The marine life was as always prolific. The Manta Rays were present for early morning snorkels for much of the time, lining up for cleaning or feeding. We had a great year for smaller fish such as the Halimeda Pipefish, even a rare and elusive Winged Pipefish, and very cooperative Yellow Leaf Fish. We discovered new shrimps, some so hard to find, and many new Soft Coral Crabs. Both Uepi & Chara Points continued to showcase the big schools, the bigger fish. At times the Dogtooth Tuna deeper down were huge. The Giant Gropers showed up when they chose. Our healthy shark population was ever present. The definite highlight was the almost constant encounters with Hammerheads and along with them Silvertips. This was our best Hammerhead year ever, and they still going strong into 2016.

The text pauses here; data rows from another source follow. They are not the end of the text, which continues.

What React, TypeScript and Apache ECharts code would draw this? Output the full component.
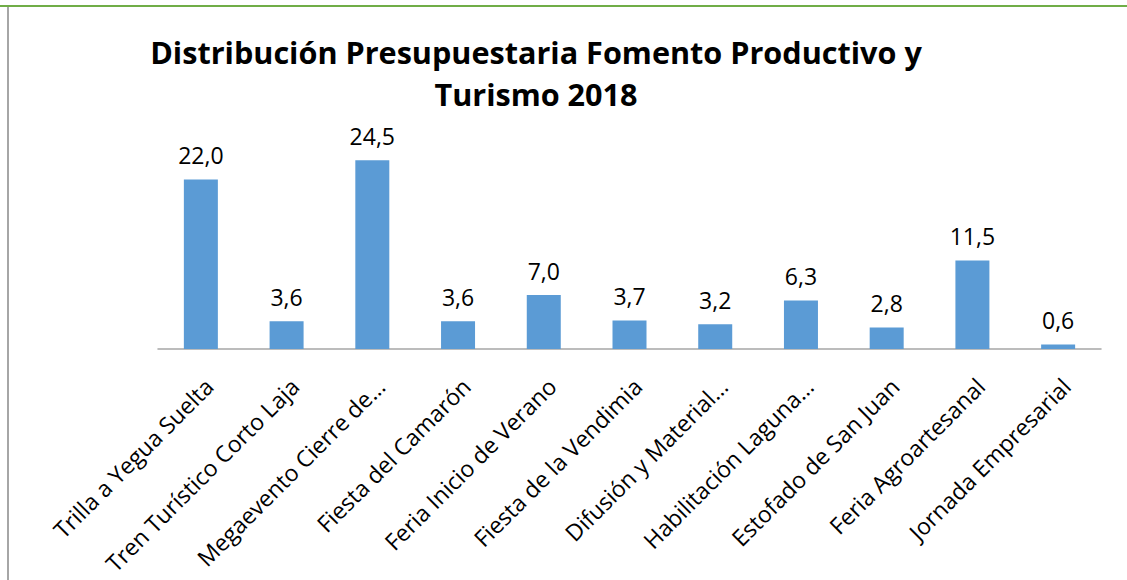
import React, { useEffect, useRef } from "react";
import * as echarts from "echarts";

const categories = [
  "Trilla a Yegua Suelta",
  "Tren Turístico Corto Laja",
  "Megaevento Cierre de…",
  "Fiesta del Camarón",
  "Feria Inicio de Verano",
  "Fiesta de la Vendimia",
  "Difusión y Material…",
  "Habilitación Laguna…",
  "Estofado de San Juan",
  "Feria Agroartesanal",
  "Jornada Empresarial",
];
const values = [22.0, 3.6, 24.5, 3.6, 7.0, 3.7, 3.2, 6.3, 2.8, 11.5, 0.6];
const titleText = "Distribución Presupuestaria Fomento Productivo y\nTurismo 2018";

const FONT = "'Open Sans', 'Noto Sans', sans-serif";

export default function App() {
  const ref = useRef<HTMLDivElement>(null);
  useEffect(() => {
    if (!ref.current) return;
    const chart = echarts.init(ref.current, null, { renderer: "svg" });
    chart.setOption({
      animation: false,
      backgroundColor: "#ffffff",
      title: {
        text: titleText,
        left: 531,
        top: 26,
        textAlign: "center",
        textStyle: {
          fontFamily: FONT,
          fontWeight: "bold",
          fontSize: 30.6,
          lineHeight: 42,
          color: "#000000",
        },
      },
      graphic: [
        { type: "rect", shape: { x: 0, y: 5, width: 1127, height: 2 }, style: { fill: "#70ad47" } },
        { type: "rect", shape: { x: 7, y: 7, width: 2, height: 573 }, style: { fill: "#a6a6a6" } },
      ],
      grid: {
        left: 158,
        right: 26,
        top: 118,
        bottom: 231,
        containLabel: false,
        outerBoundsMode: "none",
      },
      xAxis: {
        type: "category",
        data: categories,
        axisLine: { lineStyle: { color: "#a6a6a6", width: 1.5 } },
        axisTick: { show: false },
        axisLabel: {
          interval: 0,
          rotate: 45,
          margin: 25,
          verticalAlign: "top",
          fontFamily: FONT,
          fontSize: 23,
          color: "#000000",
        },
      },
      yAxis: {
        type: "value",
        min: 0,
        max: 30,
        show: false,
        splitLine: { show: false },
      },
      series: [
        {
          type: "bar",
          data: values,
          barWidth: 34,
          itemStyle: { color: "#5b9bd5" },
          label: {
            show: true,
            position: "top",
            distance: 13,
            fontFamily: FONT,
            fontSize: 23,
            color: "#000000",
            formatter: (p: any) => Number(p.value).toFixed(1).replace(".", ","),
          },
        },
      ],
    });
    return () => chart.dispose();
  }, []);
  return (
    <div
      ref={ref}
      style={{ position: "fixed", left: 0, top: 0, width: 1127, height: 580 }}
    />
  );
}
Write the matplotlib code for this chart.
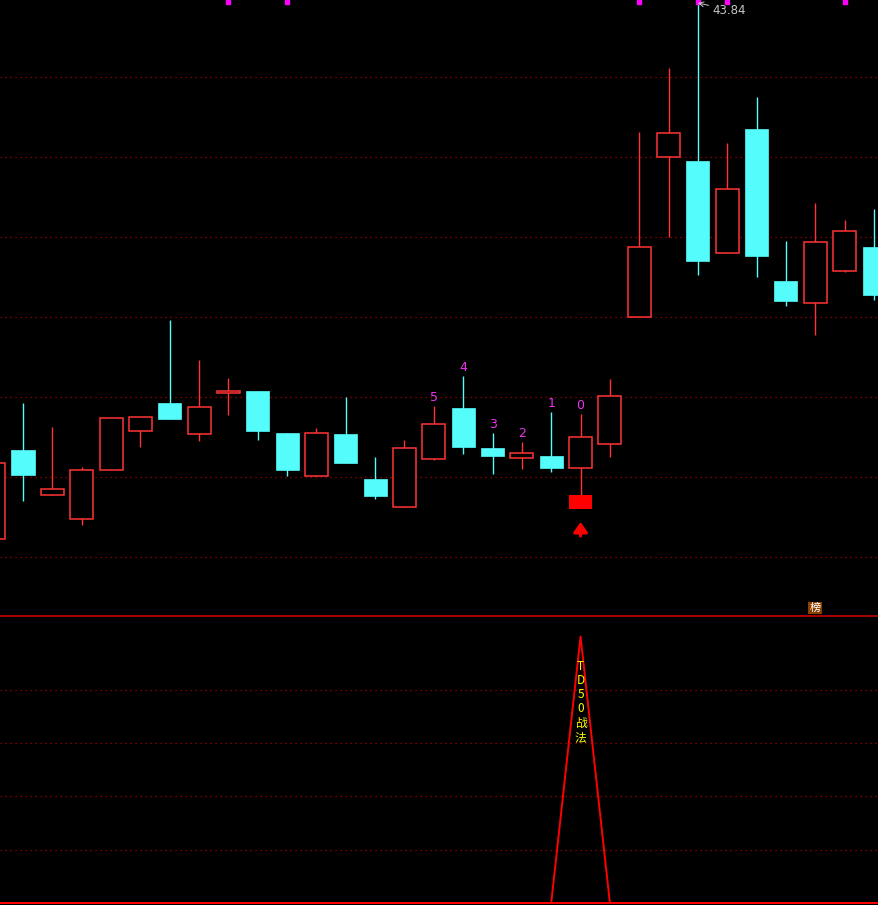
#recreating the TD50 candlestick chart
import numpy as np
import matplotlib.pyplot as plt
from matplotlib.transforms import blended_transform_factory

plt.rcParams['font.family'] = ['Noto Sans CJK SC', 'DejaVu Sans']

#candle data
opens  = [33.12, 34.90, 34.00, 33.52, 34.50, 35.28, 35.84, 35.22, 36.04, 36.08, 35.24,
          34.38, 35.22, 34.32, 33.76, 34.72, 35.74, 34.94, 34.74, 34.78, 34.54, 35.02,
          37.56, 40.76, 40.68, 38.84, 41.32, 38.28, 37.84, 38.48, 38.96]
highs  = [34.74, 35.84, 35.36, 34.56, 35.54, 35.56, 37.50, 36.70, 36.34, 36.08, 35.24,
          35.34, 35.96, 34.76, 35.10, 35.78, 36.38, 35.24, 35.06, 35.66, 35.62, 36.32,
          41.26, 42.54, 43.84, 41.04, 41.96, 39.08, 39.84, 39.50, 39.72]
lows   = [33.00, 33.88, 34.00, 33.40, 34.50, 34.96, 35.52, 35.08, 35.60, 35.10, 34.38,
          34.38, 34.64, 33.92, 33.76, 34.70, 34.82, 34.42, 34.52, 34.46, 34.00, 34.76,
          37.56, 39.16, 38.40, 38.84, 38.36, 37.78, 37.20, 38.46, 37.90]
closes = [34.64, 34.40, 34.12, 34.50, 35.54, 35.56, 35.52, 35.76, 36.08, 35.28, 34.50,
          35.24, 34.64, 33.98, 34.94, 35.42, 34.96, 34.78, 34.84, 34.54, 35.16, 35.98,
          38.96, 41.24, 38.68, 40.12, 38.78, 37.88, 39.06, 39.28, 38.00]

#countdown labels and signals
count_idx = [15, 16, 17, 18, 19, 20]
count_txt = ['5', '4', '3', '2', '1', '0']
dot_idx = [8, 10, 22, 24, 25, 29]
buy_idx = 20
buy_box = (33.72, 34.00)
buy_arrow = (33.18, 33.46)

#lower indicator
td_vals = [0] * 31
td_vals[20] = 100

n = len(opens)
x = np.arange(n)
opens = np.array(opens)
closes = np.array(closes)
highs = np.array(highs)
lows = np.array(lows)

up_col = '#ff3333'
down_col = '#54fcfc'
grid_col = '#b00000'

fig = plt.figure(figsize=(8.79, 9.05), dpi=100, facecolor='black')
ax = fig.add_axes([0, 289 / 905, 1, 616 / 905], facecolor='black')
ax2 = fig.add_axes([0, 0, 1, 289 / 905], facecolor='black')

xlim = (1 - 23 / 29.345, 1 + 856 / 29.345)
for a in (ax, ax2):
    a.set_xlim(*xlim)
    a.set_xticks([])
    for s in a.spines.values():
        s.set_visible(False)

ax.set_ylim(31.58, 43.90)
ax.set_yticks([])
#dotted grid lines every 80 px
for g in 43.90 - 0.02 * np.arange(77, 600, 80):
    ax.axhline(g, color=grid_col, lw=0.9, ls=(0, (1, 3)), zorder=0)

up = closes >= opens
w = 0.784
body_lo = np.minimum(opens, closes)
body_hi = np.maximum(opens, closes)

#wicks
ax.vlines(x[up], lows[up], highs[up], color=up_col, lw=1.0, zorder=1)
ax.vlines(x[~up], lows[~up], highs[~up], color=down_col, lw=1.0, zorder=1)

#bodies, hollow red and filled cyan
ax.bar(x[up], body_hi[up] - body_lo[up], w, bottom=body_lo[up], facecolor='black',
       edgecolor=up_col, linewidth=1.1, zorder=2)
ax.bar(x[~up], body_hi[~up] - body_lo[~up], w, bottom=body_lo[~up], facecolor=down_col,
       edgecolor=down_col, linewidth=0.5, zorder=2)

#countdown numbers
for i, t in zip(count_idx, count_txt):
    ax.annotate(t, (i, highs[i]), xytext=(0, 1.5), textcoords='offset points',
                ha='center', va='bottom', color='#ee33ee', fontsize=9,
                family='DejaVu Sans')

#buy marker
ax.bar(buy_idx, buy_box[1] - buy_box[0], w, bottom=buy_box[0], color='#ff0000', zorder=2)
ax.annotate('', xy=(buy_idx, buy_arrow[1]), xytext=(buy_idx, buy_arrow[0]),
            arrowprops=dict(arrowstyle='-|>,head_length=0.5,head_width=0.35',
                            color='#ff0000', lw=2.2, mutation_scale=12,
                            shrinkA=0, shrinkB=0))

#magenta dots on top
tr = blended_transform_factory(ax.transData, ax.transAxes)
ax.plot(dot_idx, [0.996] * len(dot_idx), 's', color='#ff00ff', ms=2.4,
        transform=tr, clip_on=False)

#high price label
ax.annotate('43.84', xy=(24, highs[24]), xytext=(24.5, 43.70), color='#c8c8c8',
            fontsize=8.5, va='center', ha='left', family='DejaVu Sans',
            arrowprops=dict(arrowstyle='->', color='#c8c8c8', lw=0.7,
                            shrinkA=1, shrinkB=0))

#lower panel
ax2.set_ylim(-0.75, 107.7)
ax2.set_yticks([])
for g in [20, 40, 60, 80]:
    ax2.axhline(g, color=grid_col, lw=0.9, ls=(0, (1, 3)), zorder=0)
ax2.axhline(107.7, color='#cc0000', lw=1.2, clip_on=False)
ax2.axhline(0, color='#ff0000', lw=1.4)
ax2.plot(x, td_vals, color='#ff0000', lw=1.4)
ax2.text(20, 75.5, 'T\nD\n5\n0\n战\n法', ha='center', va='center', color='#ffff00',
         fontsize=8.5, linespacing=1.12)

#rank badge
fig.text(815 / 879, 1 - 608 / 905, '榜', color='white', fontsize=8, ha='center',
         va='center', bbox=dict(boxstyle='square,pad=0.1', facecolor='#8a4000',
                                edgecolor='none'))

fig.savefig('out.png', dpi=100, facecolor='black')
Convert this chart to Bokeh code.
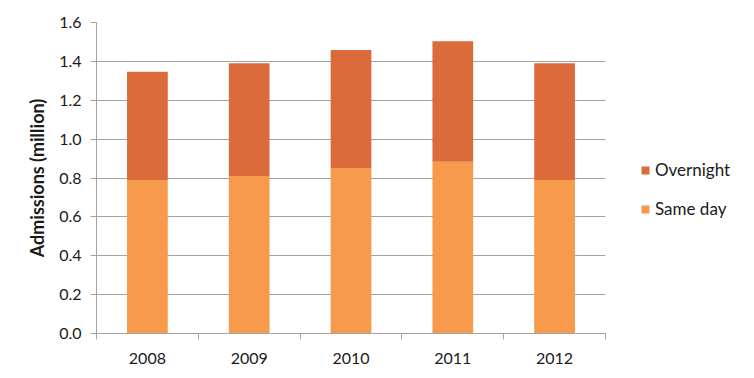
import numpy as np
from bokeh.plotting import figure
from bokeh.models import Range1d, FixedTicker, NumeralTickFormatter, Legend, LegendItem
from bokeh.embed import file_html
from bokeh.resources import INLINE

years = ["2008", "2009", "2010", "2011", "2012"]
same_day = [0.79, 0.81, 0.852, 0.883, 0.79]
overnight = [0.557, 0.58, 0.607, 0.62, 0.60]
y_ticks = [0.0, 0.2, 0.4, 0.6, 0.8, 1.0, 1.2, 1.4, 1.6]

FONT = "Lato"
TXT = "#1a1a1a"
GRID = "#a3a3a3"

xs = np.arange(len(years)) + 0.5
data = dict(x=xs, same=same_day, over=overnight)

p = figure(frame_width=509, frame_height=311, output_backend="svg", toolbar_location=None,
           x_range=Range1d(0, len(years)), y_range=Range1d(0, 1.6),
           min_border_left=96, min_border_right=149, min_border_top=22, min_border_bottom=45)
p.outline_line_color = None

r = p.vbar_stack(["same", "over"], x="x", width=0.4, source=data,
                 color=["#f79a4b", "#db6b3b"], line_color=None)

# axes
p.xaxis.ticker = FixedTicker(ticks=list(xs), minor_ticks=list(range(len(years) + 1)))
p.xaxis.major_label_overrides = {float(x): y for x, y in zip(xs, years)}
p.xaxis.major_tick_line_color = None
p.xaxis.major_tick_out = 0
p.xaxis.minor_tick_out = 6
p.xaxis.minor_tick_in = 0
p.xaxis.minor_tick_line_color = GRID
p.xaxis.axis_line_color = GRID
p.xaxis.major_label_standoff = 13
p.xgrid.grid_line_color = None

p.yaxis.ticker = FixedTicker(ticks=y_ticks)
p.yaxis.formatter = NumeralTickFormatter(format="0.0")
p.yaxis.major_tick_out = 6
p.yaxis.major_tick_in = 0
p.yaxis.minor_tick_line_color = None
p.yaxis.major_tick_line_color = GRID
p.yaxis.axis_line_color = GRID
p.yaxis.major_label_standoff = 9
p.yaxis.axis_label = "Admissions (million)"
p.yaxis.axis_label_standoff = 8
p.yaxis.axis_label_text_font = FONT
p.yaxis.axis_label_text_font_style = "bold"
p.yaxis.axis_label_text_font_size = "18px"
p.yaxis.axis_label_text_color = TXT
p.ygrid.grid_line_color = GRID
p.ygrid.grid_line_width = 1

for ax in (p.xaxis, p.yaxis):
    ax.major_label_text_font = FONT
    ax.major_label_text_font_size = "16px"
    ax.major_label_text_color = TXT

legend = Legend(items=[LegendItem(label="Overnight", renderers=[r[1]]),
                       LegendItem(label="Same day", renderers=[r[0]])],
                location=(35, 114), border_line_color=None, background_fill_alpha=0,
                glyph_width=10, glyph_height=10, label_height=20, spacing=18,
                padding=0, margin=0, label_standoff=5,
                label_text_font=FONT, label_text_font_size="17px", label_text_color=TXT)
p.add_layout(legend, "right")

open("out.html", "w").write(file_html(p, INLINE))
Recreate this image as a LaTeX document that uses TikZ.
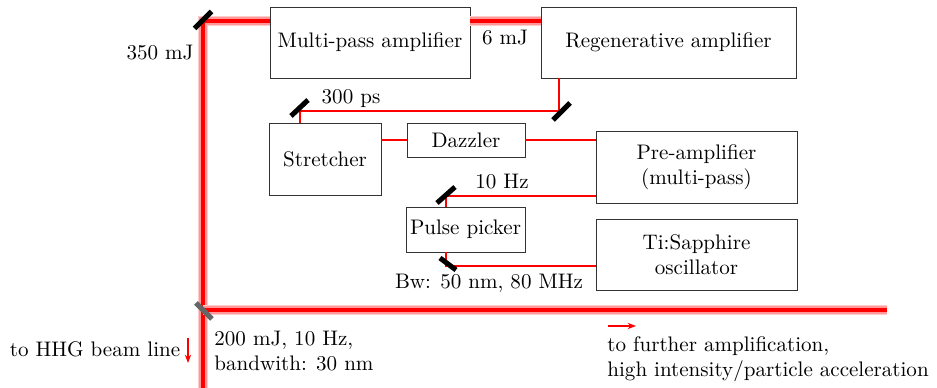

Happily the corals flourished in the cooler water and the Crown-of-Thorns barely waved a spiky leg our way. It has always been a frustration that we have never seen massive coral spawning here, despite our best efforts. Once again despite regular night dives at the 'correct' times we were fooled again, and one morning, late in the year, heavy, heavy layers of spawn were all everywhere outside. A challenge remains for 2016.
Everybody loves Dolphins. With regular schools of Dolphins, in the blue water, in the channel, feeding off the points, looking after their young in the bays, there were lots of opportunities for leaning over the bow as Spinners and Common Dolphins rode the bow waves. And along with that a high number of underwater Dolphin encounters.
It seems that 2016 is forecast as a very strong El Nino. Another challenge as our planet warms, sea levels rise, and economies shift.